Air-impacts work not because of the torque but the number of hits per second. They may have a limit or 250ft lbs but thats applied like a sledge hammer 3 or 4 times a second, its like beating a stake into the ground, except twisting. A 1" tire impact WILL break most things....either loose or just broken.

I'm sure someone makes a super-duty spindle for hi-hp c-4 applications. Problem is that when one piece of the drive train is made stronger, that transfers the stress to other parts like short shafts, u-joints, hub bolts etc.. Right now as it sits, if the u-joints held up so far, then this is probably more of a fluke than a problem that you will see in the future. Hi-power does do things to parts but there are so many other parts in this drive-train that would fail if it were terribly over-powered. I do know that many cleaners and detergents are caustic and will cause things to corrode together. I use acid wheel wash on all of my aluminum underneath, and have to suffer the consequences of iron nuts/bolts rusting in place. For me, its worth it to have a brand new looking underside on a car with 1/4 mil miles.People notice. I was told by someone from GM engineering back in the late 80's that the C-4 frame and drive train should handle up to 600HP. Anymore than that and it would need some help.
 
Spindle bearing removal

I am currently in the process of fixing a left rear vibration problem. In my case it was the U joints on the half shaft. It was easy to diagnoze by putting car on jack stands and then using a break over bar to try to loosen or thighten the lug nuts. The wheel rotated forwords and backwords by doing this I new it was not the bearing. To check the bearing crab the tire and see if it will move right to left or up and down.

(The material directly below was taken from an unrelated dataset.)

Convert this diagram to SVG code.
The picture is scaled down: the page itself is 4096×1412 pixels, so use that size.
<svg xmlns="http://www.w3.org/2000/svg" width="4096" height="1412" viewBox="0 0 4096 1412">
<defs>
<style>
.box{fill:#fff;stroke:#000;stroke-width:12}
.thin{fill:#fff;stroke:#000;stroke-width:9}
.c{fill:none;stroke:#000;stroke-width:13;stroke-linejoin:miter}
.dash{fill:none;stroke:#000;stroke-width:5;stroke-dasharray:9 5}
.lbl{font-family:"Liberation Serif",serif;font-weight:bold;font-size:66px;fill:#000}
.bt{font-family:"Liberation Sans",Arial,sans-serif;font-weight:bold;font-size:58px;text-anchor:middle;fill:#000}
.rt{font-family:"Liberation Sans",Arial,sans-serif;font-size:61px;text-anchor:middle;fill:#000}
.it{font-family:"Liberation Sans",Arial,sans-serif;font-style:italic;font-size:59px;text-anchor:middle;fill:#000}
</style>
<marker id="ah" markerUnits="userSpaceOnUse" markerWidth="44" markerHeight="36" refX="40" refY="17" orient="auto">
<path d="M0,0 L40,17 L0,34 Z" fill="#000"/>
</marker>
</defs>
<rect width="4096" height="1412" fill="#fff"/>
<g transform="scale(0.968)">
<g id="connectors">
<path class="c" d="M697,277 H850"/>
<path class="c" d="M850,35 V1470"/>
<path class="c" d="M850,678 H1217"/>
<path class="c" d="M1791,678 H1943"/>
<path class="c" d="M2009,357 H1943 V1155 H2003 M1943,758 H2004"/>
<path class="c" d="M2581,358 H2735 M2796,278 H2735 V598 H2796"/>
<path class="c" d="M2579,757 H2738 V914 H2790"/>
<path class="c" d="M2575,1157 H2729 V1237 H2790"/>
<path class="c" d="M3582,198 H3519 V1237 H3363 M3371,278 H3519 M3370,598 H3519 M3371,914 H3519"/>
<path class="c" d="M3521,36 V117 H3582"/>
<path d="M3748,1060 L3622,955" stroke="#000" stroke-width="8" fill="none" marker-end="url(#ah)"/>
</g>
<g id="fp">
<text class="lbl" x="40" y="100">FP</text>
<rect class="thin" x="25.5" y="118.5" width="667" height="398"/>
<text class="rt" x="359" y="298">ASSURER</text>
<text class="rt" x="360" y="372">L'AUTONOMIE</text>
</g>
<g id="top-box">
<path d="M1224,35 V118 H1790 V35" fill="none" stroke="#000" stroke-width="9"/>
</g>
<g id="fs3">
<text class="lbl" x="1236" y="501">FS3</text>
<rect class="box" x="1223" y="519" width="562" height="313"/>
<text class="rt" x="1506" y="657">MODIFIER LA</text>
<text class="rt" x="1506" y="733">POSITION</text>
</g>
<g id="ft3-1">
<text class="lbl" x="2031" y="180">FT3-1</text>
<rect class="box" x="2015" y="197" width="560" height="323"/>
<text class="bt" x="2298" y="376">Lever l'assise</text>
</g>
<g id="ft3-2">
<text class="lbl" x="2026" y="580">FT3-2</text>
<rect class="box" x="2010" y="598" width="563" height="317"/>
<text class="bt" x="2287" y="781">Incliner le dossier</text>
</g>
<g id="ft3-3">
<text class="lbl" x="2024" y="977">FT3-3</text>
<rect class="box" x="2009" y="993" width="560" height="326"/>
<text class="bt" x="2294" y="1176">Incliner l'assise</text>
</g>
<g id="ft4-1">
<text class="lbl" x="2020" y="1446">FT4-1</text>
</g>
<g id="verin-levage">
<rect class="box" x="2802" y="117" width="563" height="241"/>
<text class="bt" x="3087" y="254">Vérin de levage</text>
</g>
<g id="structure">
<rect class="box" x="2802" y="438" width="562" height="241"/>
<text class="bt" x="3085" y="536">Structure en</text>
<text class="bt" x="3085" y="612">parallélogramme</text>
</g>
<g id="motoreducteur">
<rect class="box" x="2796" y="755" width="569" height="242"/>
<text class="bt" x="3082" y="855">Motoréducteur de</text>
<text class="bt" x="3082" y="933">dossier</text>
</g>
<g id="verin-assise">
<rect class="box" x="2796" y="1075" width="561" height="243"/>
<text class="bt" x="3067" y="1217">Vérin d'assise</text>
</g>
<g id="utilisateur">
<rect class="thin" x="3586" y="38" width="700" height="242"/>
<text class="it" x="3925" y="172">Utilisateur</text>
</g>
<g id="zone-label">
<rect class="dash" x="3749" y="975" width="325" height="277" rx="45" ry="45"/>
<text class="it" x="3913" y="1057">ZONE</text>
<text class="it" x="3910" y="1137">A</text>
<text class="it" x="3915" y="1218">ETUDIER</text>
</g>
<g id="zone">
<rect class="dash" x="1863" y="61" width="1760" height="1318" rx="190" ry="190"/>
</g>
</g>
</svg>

In looking at my hub with the half shaft out I see it is held on by what the fsm call wheel hub bolts. If you remove these bolts you have the whole bearing assy. in your hand and all you do then is put in a new wheel hub with the bearing already in it.

Now a word of caution. When you remove the spring bolt you will have to have good control of the spring.

http://farm5.static.flickr.com/4004/4412015530_5b9a049a19.jpg

http://farm3.static.flickr.com/2776/4411248109_85681ef53e.jpg

I made this spring restraint to keep the spring from snapping down and also to hold it in place for the reassembly.

Basically all that you need to do is remove the u joint clips on both ends of the half shaft (With a long extension you can get to the inner clips by rotateing them to the top)and then remove the half shaft. With it out of the way you can get to the hub bolts from the back side and remove the hub bearing carrier. And again now is a good time to check the u joints and replace if neccessary.
 
I'm sure someone makes a super-duty spindle for hi-hp c-4 applications.
Summer Bros make custom C4 spindles but requires custom splined hub

If your spindle looks like these ;replace

twisted.jpg

Spindles.jpg
 
How did you finally get them off?

Whalepirot, I'm having the EXACT same problem although I haven't put both tires on the ground. I had TWO similar breaker bars (both 6 feet long) with a pry bar wedged between the wheel studs (with lug nuts on, of course) and STILL can't break it lose. Same deal - penetrating oil for three days now and torch heat. No budge. If you can share how you did it finally I'd appreciate it!
 
Dawn

In the before time....On my 84
It's really tricky to do it via the breaker bar & pipe method
I did a 1" breaker bar & socket, chocked the wheels and a 4 foot cheater pipe....
That STILL didn't get it... 2 days of oil.. and it budged after STANDING on the end of the cheater and bouncing...
( and I'm 280 ) .....

It did get away from me when it broke loose but I had taped MANY RAGS on the pipe, bar and surrounding areas...

These days.. I have a 5 HP 22 gal, stand up air compressor and an Air Cat Impact good for 600 ftlbs or reverse torque..
And that ALMOST didn't get the nut of my 88.....

Mike
 
Whalepirot, I'm having the EXACT same problem although I haven't put both tires on the ground. I had TWO similar breaker bars (both 6 feet long) with a pry bar wedged between the wheel studs (with lug nuts on, of course) and STILL can't break it lose. Same deal - penetrating oil for three days now and torch heat. No budge. If you can share how you did it finally I'd appreciate it!

Put the car on the ground. Set the parking brake or chock the tire.

Spray Aerokroil or Silikroil penetrant on the nuts and let it sit overnight.

Rent a 3/4-drive air impact gun, the appropriate impact socket and a compressor with enough air flow to run that gun at max. torque.

If that doesn't break the nut, you're in deep doo-doo.
 
Ft Lbs

[h=2]Milwaukee 9075-20 3/4" impact electric will only do 380ft lbs with a 7 amp motor![/h]
Air cat AIT-1000-TH 1/2 " Work torque range of 200-800 ft.-lbs. ( 150 + S&H )

Schulz Air Compressor 7 5HP Single Phase 80 Gallon Tank 30CFM 175 PSI | eBay
$2000.00 free shipping

OR

Maybe a mobil mechanic who has a truck mounted comperssor and a big impact could make a house call for a minimum charge??
 
Well, thankfully I don't have to do that nasty job yet. Just got finished taking the half shaft out and lo and behold - it was a bad u-joint. PHEW! Although when I do have to do this nasty job I'll know what I'll need to get/rent and be prepared for it when that time comes. Thanks all for your replies!